The Akin parallel is actually a good one to the current moment — but perhaps less for the reasons Hewitt enunciated. Back then, the opposition of the GOP establishment was a less a scarlet letter than a badge of honor in Republican primaries. The National Republican Senatorial Committee sought to intervene in several Senate races, only to see the GOP base almost reflexively go in the opposite direction — with its critics often playing up the opposition from the party.

And that almost definitely cost the GOP Senate seats — if not the majority. The potential nominees who might have more appeal to the broader electorate lost, and the seats went to Democrats in states including Colorado, Delaware, Indiana, Missouri and Nevada. It’s not clear that the preferred GOP nominees would have won each seat, but the winners were ill-equipped even in some conservative-leaning states. The national GOP soon took a publicly hands-off approach to primaries.

The situation is somewhat different now. All the states in which the candidates mentioned at the top are running are pretty solidly red, with Missouri and Ohio in particular trending that way. Given history suggests 2022 is likely to be a good year for Republicans, the GOP could just as well let things play out and not bother with trying to determine who might inhabit its Senate ranks in the near future — either because it fears trying or because it truly doesn’t care and a vote is a vote.
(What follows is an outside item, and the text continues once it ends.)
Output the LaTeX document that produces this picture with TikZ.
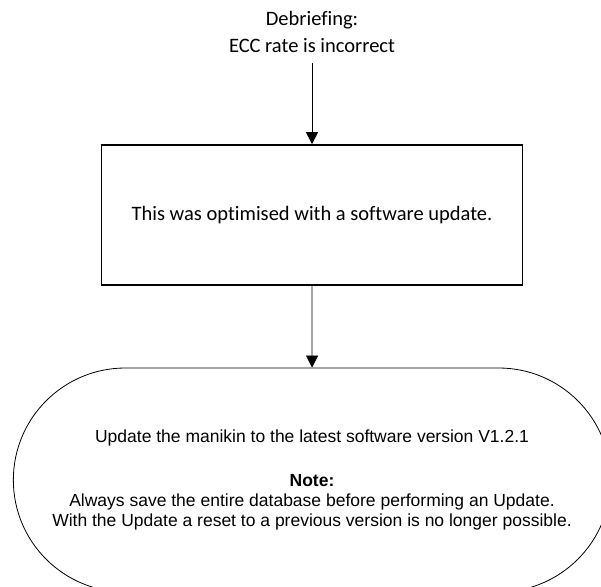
\documentclass[tikz,border=0pt]{standalone}
\usepackage{fontspec}
\setmainfont{Carlito}[Ligatures=NoCommon]
\newfontfamily\arialfont{Liberation Sans}
\usetikzlibrary{arrows.meta,shapes.misc}

\begin{document}
\begin{tikzpicture}[x=1pt, y=-1pt,
	flow/.style={draw, line width=0.8pt, -{Triangle[width=12pt,length=12pt]}},
	stepbox/.style={draw, line width=1.7pt, minimum width=421pt, minimum height=140pt,
		font=\fontsize{20.5}{25}\selectfont},
	endbox/.style={draw, line width=0.8pt, rounded rectangle, minimum width=604pt,
		minimum height=224pt, align=center, font=\arialfont\fontsize{17.5}{20}\selectfont}]
	% Frame of the page, the end shape runs over it
	\useasboundingbox (0,0) rectangle (601,586);
	\clip (0,0) rectangle (601,586);

	% Nodes
	\node (debrief) at (312,32) [align=center, inner sep=10pt,
		font=\fontsize{20.5}{27}\selectfont] {Debriefing:\\ECC rate is incorrect};
	\node (fix) at (312,215) [stepbox] {This was optimised with a software update.};
	\node (update) at (312,480) [endbox] {Update the manikin to the latest software version V1.2.1\\[23.5pt]
		\textbf{Note:}\\
		Always save the entire database before performing an Update.\\
		With the Update a reset to a previous version is no longer possible.};

	% Arrows
	\draw[flow] (debrief) -- (fix);
	\draw[flow] (fix) -- (update);
\end{tikzpicture}
\end{document}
But even aside from whether the likes of Greitens, Mandel and Brooks can win is how much Republicans decide their potential victories are worth trying to prevent in the name of other, less extreme, less Trump-ian nominees. That will be as telling as anything when it comes to what course today’s GOP intends and hopes to chart moving forward. Senate Minority Leader Mitch McConnell (R-Ky.) voted against convicting Trump in his impeachment trial, but only for procedural reasons and even as he rebuked the efforts to claim widespread voter fraud and Trump’s role in the Capitol riot. He’s now confronted with welcoming potential GOP senators who went even further than Cruz and Hawley.

And as the races a decade ago showed, even the states conservatives expect to win might not be so simple with the wrong nominee, and in a 50-50 Senate, every seat counts.